Hill staffers involved in this issue advised to watch for “more aggressive” legislation emanating from “the variety of committees and subcommittees” with authority “to do something.”

Indeed. Energy and Commerce Committee Chairman Frank Pallone, Jr. (D-NJ), said in his opening statement that Congress needs to move “forward to beginning to get answers “so that we can start to provide more transparency and tools for consumers to fight misinformation and deceptive practices.”

“While computer scientists are working on technology that can help detect each of these deceptive techniques, we are in a technological arms race. As detection technology improves, so does the deceptive technology. Regulators and platforms trying to combat deception are left playing whack-a-mole,” he acknowledged.

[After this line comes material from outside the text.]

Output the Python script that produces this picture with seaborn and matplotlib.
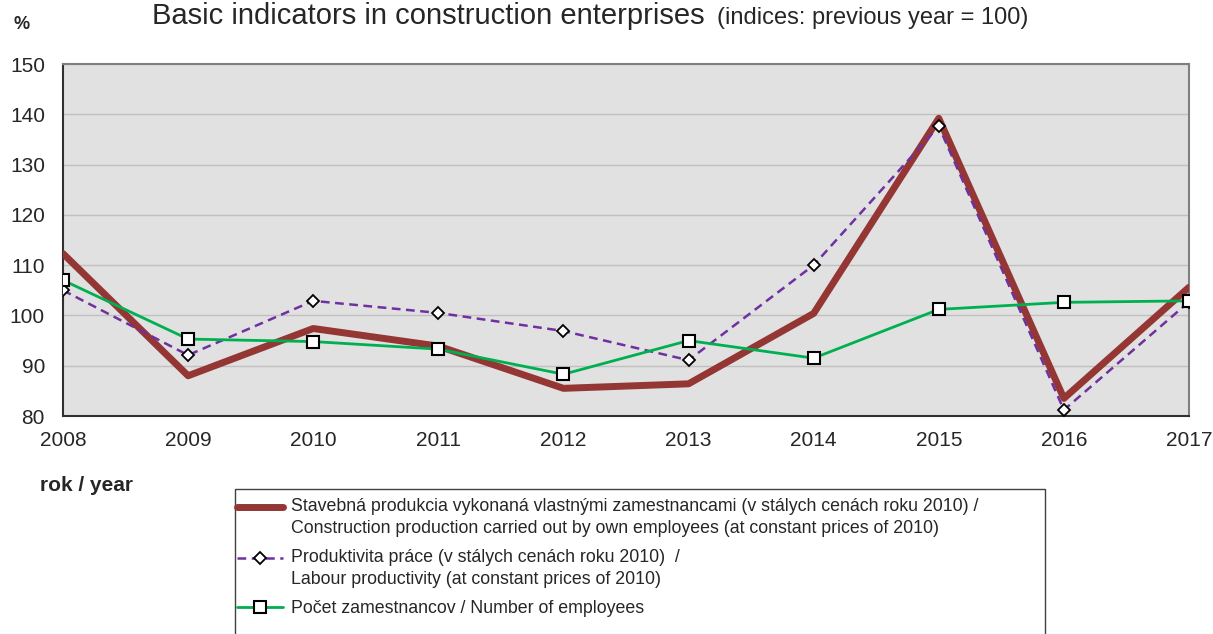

“Unrelenting advances in these technologies and their abuse raise significant questions for all of us,” he concluded, asking, “What is the prevalence of these deceptive techniques,” and, “how are these techniques actually affecting our actions and decisions?”

But, more importantly – from a distinctly legislatively regulatory position – he posited, “What steps are companies and regulators taking to mitigate consumer fraud and misinformation?”